[CHALLENGE] Each line from the top of the listing through the one holding "const yTicks = [75,80,85,90,95,100];" should be restated word for word, with nothing added and no pictures.

— START OF SOURCE DATA —

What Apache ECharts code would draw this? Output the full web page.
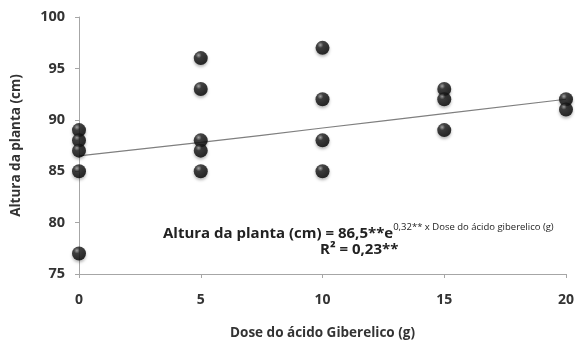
<!DOCTYPE html>
<html><head><meta charset="utf-8">
<script src="https://cdn.jsdelivr.net/npm/echarts@6/dist/echarts.min.js"></script>
<style>html,body{margin:0;padding:0;background:#fff}#c{width:575px;height:342px}</style>
</head><body><div id="c"></div>
<script>
const doseX = [0,0,0,0,0, 5,5,5,5,5, 10,10,10,10, 15,15,15, 20,20];
const altura = [89,88,87,85,77, 96,93,88,87,85, 97,92,88,85, 93,92,89, 92,91];
const trendX = [0,5,10,15,20];
const trendY = [86.5,87.8,89.2,90.6,92.0];
const xTicks = [0,5,10,15,20];
const yTicks = [75,80,85,90,95,100];

const font = "'Open Sans', 'Liberation Sans', sans-serif";
const chart = echarts.init(document.getElementById('c'));
const ball = new echarts.graphic.RadialGradient(0.35,0.3,0.7,[
  {offset:0,color:'#9a9a9a'},{offset:0.3,color:'#1c1c1c'},{offset:1,color:'#000'}]);
chart.setOption({
  animation:false,
  grid:{left:79,right:9,top:17,bottom:68,containLabel:false,outerBoundsMode:'none'},
  xAxis:{type:'value',min:xTicks[0],max:xTicks[xTicks.length-1],interval:5,
    axisLine:{onZero:false,lineStyle:{color:'#a6a6a6'}},
    axisTick:{show:true,length:4,lineStyle:{color:'#a6a6a6'}},
    splitLine:{show:false},
    axisLabel:{margin:19,color:'#333',fontSize:14,fontWeight:'bold',fontFamily:font},
    name:'Dose do ácido Giberelico (g)',nameLocation:'middle',nameGap:52,
    nameTextStyle:{color:'#333',fontSize:13.5,fontWeight:'bold',fontFamily:font}},
  yAxis:{type:'value',min:yTicks[0],max:yTicks[yTicks.length-1],interval:5,
    axisLine:{show:true,lineStyle:{color:'#a6a6a6'}},
    axisTick:{show:true,length:4,lineStyle:{color:'#a6a6a6'}},
    splitLine:{show:false},
    axisLabel:{margin:14,color:'#333',fontSize:14.5,fontWeight:'bold',fontFamily:font},
    name:'Altura da planta (cm)',nameLocation:'middle',nameGap:56,
    nameTextStyle:{color:'#333',fontSize:13.5,fontWeight:'bold',fontFamily:font}},
  series:[
    {type:'line',data:trendX.map((x,i)=>[x,trendY[i]]),symbol:'none',smooth:true,
     lineStyle:{color:'#7f7f7f',width:1.2},z:2},
    {type:'scatter',data:doseX.map((x,i)=>[x,altura[i]]),symbolSize:14,
     itemStyle:{color:ball,shadowColor:'rgba(0,0,0,0.35)',shadowBlur:3,shadowOffsetY:2},z:3}
  ],
  graphic:[
    {type:'text',left:163,top:222,style:{
      text:'{m|Altura da planta (cm) = 86,5**e}{s|0,32** x Dose do ácido giberelico (g)}',
      rich:{m:{fontSize:15,fontWeight:'bold',fontFamily:font,fill:'#222',verticalAlign:'bottom'},
            s:{fontSize:9.5,fontFamily:font,fill:'#222',verticalAlign:'top',padding:[0,0,9,0]}}}},
    {type:'text',left:320,top:242,style:{text:'R² = 0,23**',fontSize:15,fontWeight:'bold',fontFamily:font,fill:'#222'}}
  ]
});
</script></body></html>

— END OF SOURCE DATA —

[ANSWER BELOW]
What Apache ECharts code would draw this? Output the full web page.
<!DOCTYPE html>
<html><head><meta charset="utf-8">
<script src="https://cdn.jsdelivr.net/npm/echarts@6/dist/echarts.min.js"></script>
<style>html,body{margin:0;padding:0;background:#fff}#c{width:575px;height:342px}</style>
</head><body><div id="c"></div>
<script>
const doseX = [0,0,0,0,0, 5,5,5,5,5, 10,10,10,10, 15,15,15, 20,20];
const altura = [89,88,87,85,77, 96,93,88,87,85, 97,92,88,85, 93,92,89, 92,91];
const trendX = [0,5,10,15,20];
const trendY = [86.5,87.8,89.2,90.6,92.0];
const xTicks = [0,5,10,15,20];
const yTicks = [75,80,85,90,95,100];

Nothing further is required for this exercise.